Saturday, May 19, 2007

The Other Source Control

Writing software without source control these days is insanity. Having worked in professional environments both with and without source control, I know the pain of not having it, and the ease with which it can be introduced. Now, I never write anything that is not under source control, even if I am working alone. It is so free and the benefits so clear that I don't even question it anymore.

I think that almost everybody (except maybe Linus Torvalds) agrees that source control is critical to software development. For all its other shortcomings, the Joel Test has source control right at the top of the list.

What has strikes me, however, is how little concern is normally given to source control of the database. Especially if one is not using an In-Memory Model, your database is critical to the correct functioning of the code.

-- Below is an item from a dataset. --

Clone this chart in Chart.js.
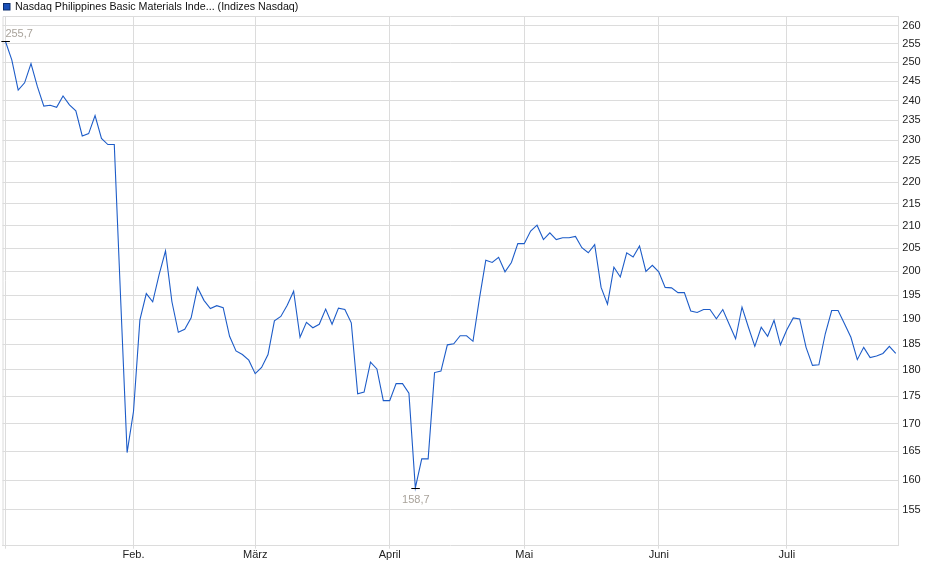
<!DOCTYPE html>
<html>
<head>
<meta charset="utf-8">
<script src="https://cdn.jsdelivr.net/npm/chart.js@4/dist/chart.umd.min.js"></script>
<style>
  html, body { margin: 0; padding: 0; background: #fff; }
  canvas { display: block; }
</style>
</head>
<body>
<canvas id="c" width="940" height="579"></canvas>
<script>
const seriesLabel = 'Nasdaq Philippines Basic Materials Inde... (Indizes Nasdaq)';

// daily closing values (trading days, January .. July)
const values = [
  255.7, 250.7, 242.7, 244.6, 249.7, 243.6, 238.6, 238.8, 238.3, 241.2,
  238.9, 237.4, 231.1, 231.7, 236.2, 230.5, 229.0, 229.0, 194.0, 164.8,
  172.2, 189.9, 195.3, 193.6, 199.3, 204.4, 193.6, 187.4, 188.0, 190.3,
  196.6, 193.9, 192.2, 192.8, 192.4, 186.6, 183.7, 183.0, 181.9, 179.3,
  180.5, 183.0, 189.7, 190.6, 192.9, 195.8, 186.4, 189.4, 188.3, 189.0,
  192.1, 189.0, 192.3, 192.0, 189.3, 175.5, 175.8, 181.5, 180.2, 174.2,
  174.2, 177.4, 177.4, 175.6, 158.7, 163.7, 163.7, 179.5, 179.8, 184.9,
  185.1, 186.7, 186.7, 185.6, 194.2, 202.4, 201.9, 203.0, 199.9, 201.9,
  206.0, 206.0, 208.8, 210.1, 206.9, 208.4, 206.9, 207.3, 207.3, 207.6,
  205.1, 204.0, 205.8, 196.6, 193.1, 200.9, 198.8, 204.0, 203.1, 205.5,
  200.0, 201.3, 199.9, 196.6, 196.5, 195.5, 195.5, 191.7, 191.4, 192.0,
  192.0, 190.1, 192.0, 189.0, 186.1, 192.5, 188.4, 184.6, 188.4, 186.6,
  189.8, 184.9, 187.9, 190.3, 190.1, 184.4, 180.9, 181.0, 187.1, 191.8,
  191.8, 189.1, 186.4, 182.0, 184.4, 182.4, 182.7, 183.2, 184.6, 183.2
];

// month tick labels and the index of the first trading day of each month
const monthNames  = ['', 'Feb.', 'März', 'April', 'Mai', 'Juni', 'Juli'];
const monthStarts = [0, 20, 39, 60, 81, 102, 122];

// right axis tick labels
const yTicks = [155, 160, 165, 170, 175, 180, 185, 190, 195, 200, 205, 210,
                215, 220, 225, 230, 235, 240, 245, 250, 255, 260];

const FONT = "'Liberation Sans', Arial, sans-serif";
const GRID = '#dcdcdc';

const fmt = v => v.toFixed(1).replace('.', ',');

const framePlugin = {
  id: 'frame',
  beforeDatasetsDraw(chart) {
    const a = chart.chartArea, ctx = chart.ctx;
    ctx.save();
    ctx.strokeStyle = GRID;
    ctx.lineWidth = 1;
    ctx.beginPath();
    ctx.moveTo(a.left + 0.5, a.bottom);
    ctx.lineTo(a.left + 0.5, a.top + 0.5);
    ctx.lineTo(a.right, a.top + 0.5);
    ctx.stroke();
    ctx.restore();
  }
};

const legendPlugin = {
  id: 'customLegend',
  afterDraw(chart) {
    const ctx = chart.ctx;
    const ds = chart.data.datasets[0];
    ctx.save();
    ctx.fillStyle = '#1a50b8';
    ctx.fillRect(3, 3, 7, 7);
    ctx.strokeStyle = '#0c2e6e';
    ctx.lineWidth = 1;
    ctx.strokeRect(3.5, 3.5, 6.5, 6.5);
    ctx.fillStyle = '#111';
    ctx.font = '10.7px ' + FONT;
    ctx.textBaseline = 'middle';
    ctx.textAlign = 'left';
    ctx.fillText(ds.label, 15, 7);
    ctx.restore();
  }
};

const extremesPlugin = {
  id: 'extremes',
  afterDatasetsDraw(chart) {
    const xs = chart.scales.x, ys = chart.scales.y, ctx = chart.ctx;
    let iMax = 0, iMin = 0;
    values.forEach((v, i) => {
      if (v > values[iMax]) iMax = i;
      if (v < values[iMin]) iMin = i;
    });
    ctx.save();
    ctx.font = '11px ' + FONT;
    ctx.textBaseline = 'middle';
    ctx.strokeStyle = '#000';
    ctx.lineWidth = 1;
    // max
    let px = xs.getPixelForValue(iMax), py = Math.round(ys.getPixelForValue(values[iMax])) + 0.5;
    ctx.beginPath(); ctx.moveTo(px - 4, py); ctx.lineTo(px + 4.5, py); ctx.stroke();
    ctx.fillStyle = '#a9a39b';
    ctx.textAlign = 'left';
    ctx.fillText(fmt(values[iMax]), px, py - 8);
    // min
    px = xs.getPixelForValue(iMin); py = Math.round(ys.getPixelForValue(values[iMin])) + 0.5;
    ctx.beginPath(); ctx.moveTo(px - 4, py); ctx.lineTo(px + 4.5, py); ctx.stroke();
    ctx.textAlign = 'center';
    ctx.fillText(fmt(values[iMin]), px + 0.5, py + 11);
    ctx.restore();
  }
};

new Chart(document.getElementById('c'), {
  type: 'line',
  data: {
    datasets: [{
      label: seriesLabel,
      data: values.map((v, i) => ({ x: i, y: v })),
      borderColor: '#1d5cc8',
      borderWidth: 1.1,
      pointRadius: 0,
      tension: 0,
      fill: false
    }]
  },
  options: {
    responsive: false,
    animation: false,
    layout: { padding: { top: 16, left: 2.5, right: 0, bottom: 0 } },
    plugins: { legend: { display: false }, tooltip: { enabled: false } },
    scales: {
      x: {
        type: 'linear',
        position: 'bottom',
        min: -0.45,
        max: 139.4,
        afterBuildTicks: s => { s.ticks = monthStarts.map(v => ({ value: v })); },
        afterFit: s => { s.height = 33.3; },
        ticks: {
          autoSkip: false,
          maxRotation: 0,
          padding: 0,
          color: '#222',
          font: { size: 11, family: FONT },
          callback: v => monthNames[monthStarts.indexOf(v)] ?? ''
        },
        grid: { color: GRID, lineWidth: 1, tickLength: 3 },
        border: { color: GRID }
      },
      y: {
        type: 'logarithmic',
        position: 'right',
        min: 149.2,
        max: 262.7,
        afterBuildTicks: s => { s.ticks = yTicks.map(v => ({ value: v })); },
        afterFit: s => { s.width = 41.7; },
        ticks: {
          padding: 4,
          color: '#222',
          font: { size: 11, family: FONT },
          callback: v => String(v)
        },
        grid: { color: GRID, lineWidth: 1, drawTicks: false },
        border: { color: GRID }
      }
    }
  },
  plugins: [framePlugin, legendPlugin, extremesPlugin]
});
</script>
</body>
</html>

Yet I rarely hear about shops that control change to the database in the same way they control changes to the code.

I'm not talking about changes to the data housed by the database (analogous to instance changes in the running code), but changes to the structure of the database. I can remember countless times where all of a sudden, our application would stop working. It turns out someone applied a database change directly on production. Other cases include asking "what changed in the database between version 1.1 and 1.2 of the system", "what do we need to do to the database when we release this version" and "what do I need to do to run a previous version of the software"? These questions are difficult to answer accurately without all change to the database being controlled just like all other changes to the code.

At work, we have spent a substantial amount of time working to bring the database in line with solid change control for almost a year. We are finally at the point where the code is able to detect the version of the database it is running on, and is able to either upgrade the version or roll it back to a previous version depending on what version of the code is currently running. The only changes that are applied are those that have been checked-in to the code repository as being required to run on the next release of the software.

We have found that controlling change in this way provides all the same benefits source control for our code provides. And in the end, doesn't this make sense? Doesn't it defy logic that part of our code should be controlled, while part of it (db schema) should not be? Now our database acts just like our code: changes are logged historically, changes are fully tested, changes are applied once per release on production, and the only changes made are those that are fully automated.

Like code source control, I will never look back.